If you are past due in the payment of your taxes, please contact your local Comptroller's field office or call (800) 252-8880 to discuss your account.
- What should I do if I receive a Notice of Hearing to Cancel/Suspend my permit?
- If you fail to file a report, pay taxes, or post a security bond, the Comptroller's office may suspend any permit or license issued by this agency after conducting a hearing. You can avoid this hearing simply by filing and paying the past due period(s) and/or posting the required security bond. If you are unable to pay the past due taxes or post the bond, you should contact your local Comptroller's field office to schedule a time for your hearing. Failure to appear at this hearing may result in the suspension of any permit or license issued by this agency.
- Why does the Comptroller's office file tax liens?
- State law requires that all past due taxes, fines, interest, and penalties owed to the state must be secured by a lien. Please be aware that a tax lien could have a negative impact on your credit rating. If you are past due in the payment of your taxes, please contact your local Comptroller's field office or call (800) 252-8880 to discuss your account.
- Does the Comptroller's office ever seize assets to satisfy past due tax liabilities?
- In an effort to protect the state's interest, it is sometimes necessary for the Comptroller's office to seize and sell a taxpayer's non-exempt assets. If you are past due in the payment of your taxes, please contact your local Comptroller's field office or call (800) 252-8880 to discuss your account.

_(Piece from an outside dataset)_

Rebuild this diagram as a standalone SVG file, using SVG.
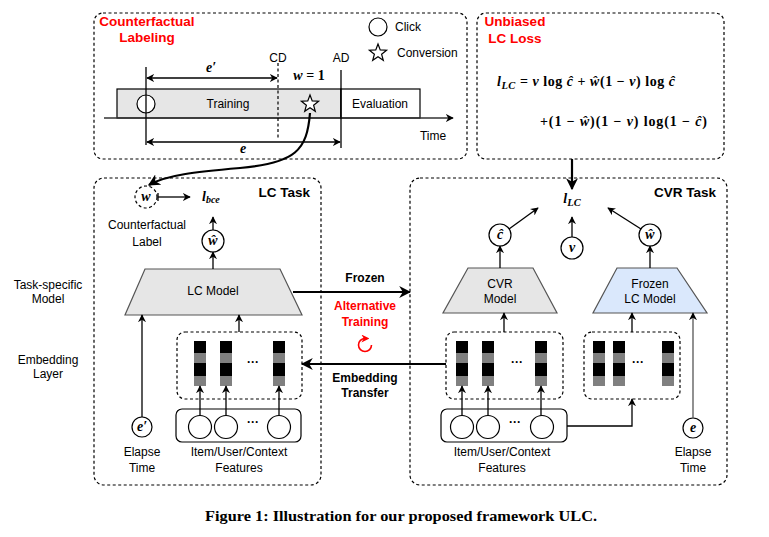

- What should I do if the Comptroller's office has started collection actions against my business?
- You should immediately contact the Comptroller's Enforcement Division by visiting your local Comptroller's field office or calling (800) 252-8880.
- Can I set up a payment plan with the Comptroller's office for past due liabilities?
- While taxes are always due on the due date, the Comptroller's office will consider payment plans on a case-by-case basis to avoid placing undue hardships on taxpayers. For additional information in this regard, please contact your local Comptroller's field office.
Please be aware that even if you enter into a payment plan, that your account is still considered delinquent and some collection actions will continue. For example, you will still receive billing notices, a lien will still be filed, and state warrants will still be placed on “hold.”
- How do I report a tax cheat?
- To report a company or individual you believe is cheating on their state taxes, you may call our Enforcement Division at (800) 252-8880 or contact your local Comptroller's field office. You should be prepared to give information regarding the business, such as its name, its location, its phone number, the owner's name, and a description of how the business is allegedly violating the tax law. If you choose, you may remain anonymous.
- What if I am contacted by the Attorney General's Office about a tax liability?
- When the Comptroller's office is unable to collect past due taxes, the delinquent account may be referred to the Attorney General's Office for further collection activity. After a case has been referred, the Comptroller's office no longer has jurisdiction and can only get involved if specifically requested by the Attorney General.
Failure to respond to notification from the Attorney General's Office may subject you to severe civil action.